Alevizos retired the next ten batters and appeared well on his way to a complete game until an injury forced him to leave in favor of Jim Keyte in the seventh.
With the score tied at 4-all in that inning, B.C. pushed a runner to second base and then brought him around to take a 5-4 lead when centerfielder Ed Follen ripped Alevizos's injury-inducing pitch up the middle for an RBI single.
Pop
"I threw a slider and felt something pop," the junior right-hander said after the game, nursing his limp arm. "I just put a little something extra on it, I guess," Alevizos added. "I've never felt anything like it before."
Despite occasional wildness, hard-throwing reliever Keyte held B.C. to a single run in the last two and one-third innings. That was an adequate enough performance, as the Harvard offense sprayed Boston College pitches around Soldiers Field like so many pieces of frying popcorn.
Junior slugger Mike Stenhouse started the flurry in the third, yanking a low inside fastball over the right-field fence on a screeching line for his long-awaited first home run of the season.
"Last year some of the guys named the area between the fence and the track building Sten Plaza," Stenhouse said. "Before the game, I told everybody I had to visit Sten Plaza once today. I'm glad I did. It felt great."
Rick Pearce--back in the line-up at third base--and hot hitters Burke St. John and Bobby Kelley bunched singles for another run in the fourth. Pearce and St. John ganged up on Eagle starter Bob Meara again in the sixth, tying up the game when Pearce rapped a two-run double and St. John followed by powdering a full-count fastball for a home run to left-center.

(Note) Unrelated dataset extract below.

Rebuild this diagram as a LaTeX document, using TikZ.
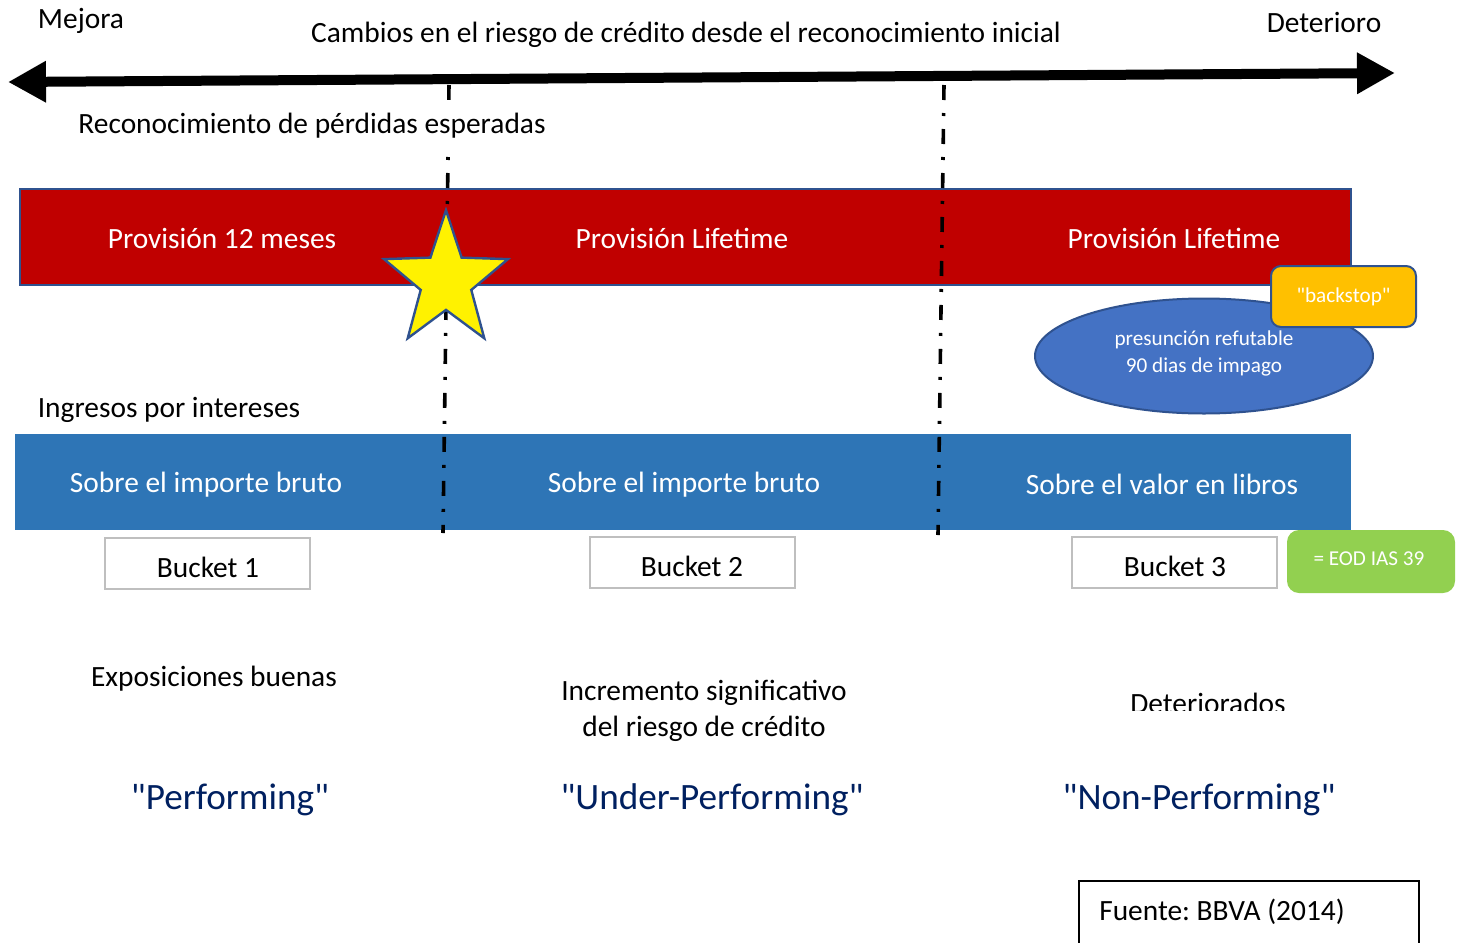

The junior shortstop, who had been hitting around .150 much of the season, has hit .414 over the last eight games to raise his average to .231. "I got off to a horrendous start, but I've been hanging in there, and lately the bat's been coming around," St. John said.
B.C. coach Ed Pellagrini employed a revolving-door policy in the bottom of the seventh as he sent four pitchers to the mound, but Kelley, Stenhouse, Jim Peccerillo and Charlie Santos-Buch spoiled the strategy by clouting four tape-measure doubles to give Harvard three runs and a 7-5 lead.
Keyte got out of a ninth-inning jam when Kelley turned a nifty double play to end the game and give Harvard its 18th win in 30 outings.
THE NOTEBOOK: Santos-Buch's double and Kelley's 3-for-5 performance extended their hitting streaks to ten and nine games, respectively. E--Keyte. DP--Boston College 1, Harvard 1. LOB--Boston College 6, Harvard 9. 2B--Pearce, Kelley, Stenhouse, Peccerillo, Santos-Buch, Tilles. HR--Mitchell, Stenhouse (1), Stewart, St. John (1). SB--Follen, Stewart, Gilbody. S--Cullinane. SF--Bingham.